Recent news reports highlight how employees have continued to be just as vulnerable to unsuspected asbestos exposure, years after the most toxic types were first banned in the mid 1980s. Equally worrying is the persistence of attitudes, which finds some employers who appear to “downplay” the fatal risks or seem to be withholding vital information about the possible presence of asbestos in their premises.

The incidence of female employees who become victims to mesothelioma is on the rise yet there appears to be no direct link to any known source of long term asbestos exposure. The Health and Safety Executive (HSE) say that there has been a threefold increase in the average female mesothlioma mortality of those aged under 65 since 1970.

Source of asbestos exposure denied

One recent and increasingly typical example was the case of a 61 year old female council worker who died from mesothelioma, according to a coroner’s report, yet there is no confirmed evidence as to exactly where the exposure to asbestos may have occurred. Before passing away, the victim said she believed that exposure was likely to have taken place while working at the parks and recreation department of the council based in the Surrey area, between 1992 and 1995.

The council denies that the source of asbestos exposure occurred at their offices, claiming that any records or further exact details from 20 to 30 years ago have been “difficult/impossible to obtain.” However, the possibility that the buildings may have contained hidden asbestos at that time has yet to be discounted.

Support from co-workers?

The use of white ‘chrysotile’ asbestos as an insulating material in the building industry began to decline from the 1980s onwards. However, it’s generally considered by the industry that any building constructed or renovated for up to ten years later may still contain some form of asbestos insulation, for example, as hidden interior wall board, exterior soffits or roofing sheets.

As with similar cases, it’s hoped that fellow co-workers may come forward as witnesses and offer any evidence for the possible existence of asbestos and exposure at the time. It has been suggested by the family of the unfortunate victim that those who might be able to support their claim may fear “losing their job” if they speak out.

No action taken for ten years

The denial by the council that asbestos was present in the particular building where the former employee worked coincides with another recent case, this time, an east London council. When the council was first made aware that asbestos was present in the basement of the town hall in 2002 it appears no further action was taken, despite being a legally requirement under the Control of Asbestos Regulations 2012.

However, after ten years had passed, one council employee entered a Freedom of Information Act request but was refused permission to view the documents and instead, contacted the HSE to carry out an investigation. It was only when HSE began an asbestos survey was it revealed that council staff had been exposed to the most toxic brown and blue fibre types as well as white asbestos, a confirmed Class 1 carcinogen.

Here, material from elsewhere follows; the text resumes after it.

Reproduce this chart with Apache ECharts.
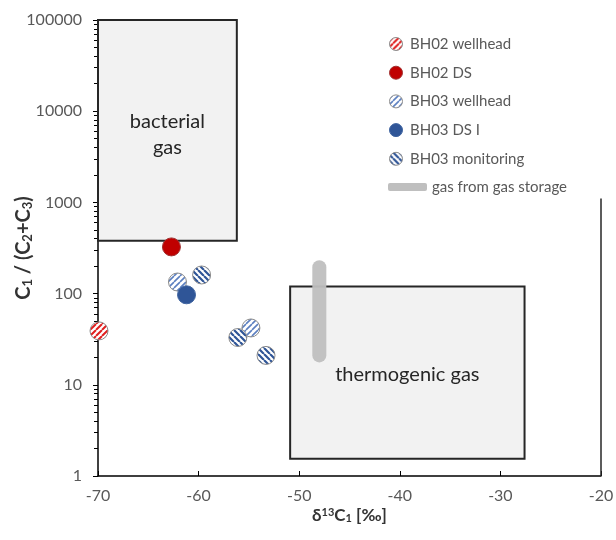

Although the council claims the rooms containing the asbestos were not in use all the time it is not only HSE who question the statement. The worker who suspected asbestos was present believes the council “showed absolutely no regard for the life of him or his colleagues” by delaying the announcement of its discovery and also “downplayed” the risk when staff were finally informed.

Employees were kept in the dark

During the height of asbestos use during the 1950s, 60s and 70s, many factory employees were kept in the dark about the potential fatal health risks of working with asbestos. Lack of health and safety information and often no proper breathing equipment or protective clothing meant that thousands of workers would eventually succumb to mesothelioma cancer and other asbestosis diseases.

For many years afterwards, former employers would deny any knowledge of the harm that asbestos could cause their staff when confronted with liability for paying mesothelioma compensation to victims of the fatal disease. The recent cases suggest that it is still possible to seek to deny the potential presence of asbestos as a cause of mesothelioma and instead minimise the health risk.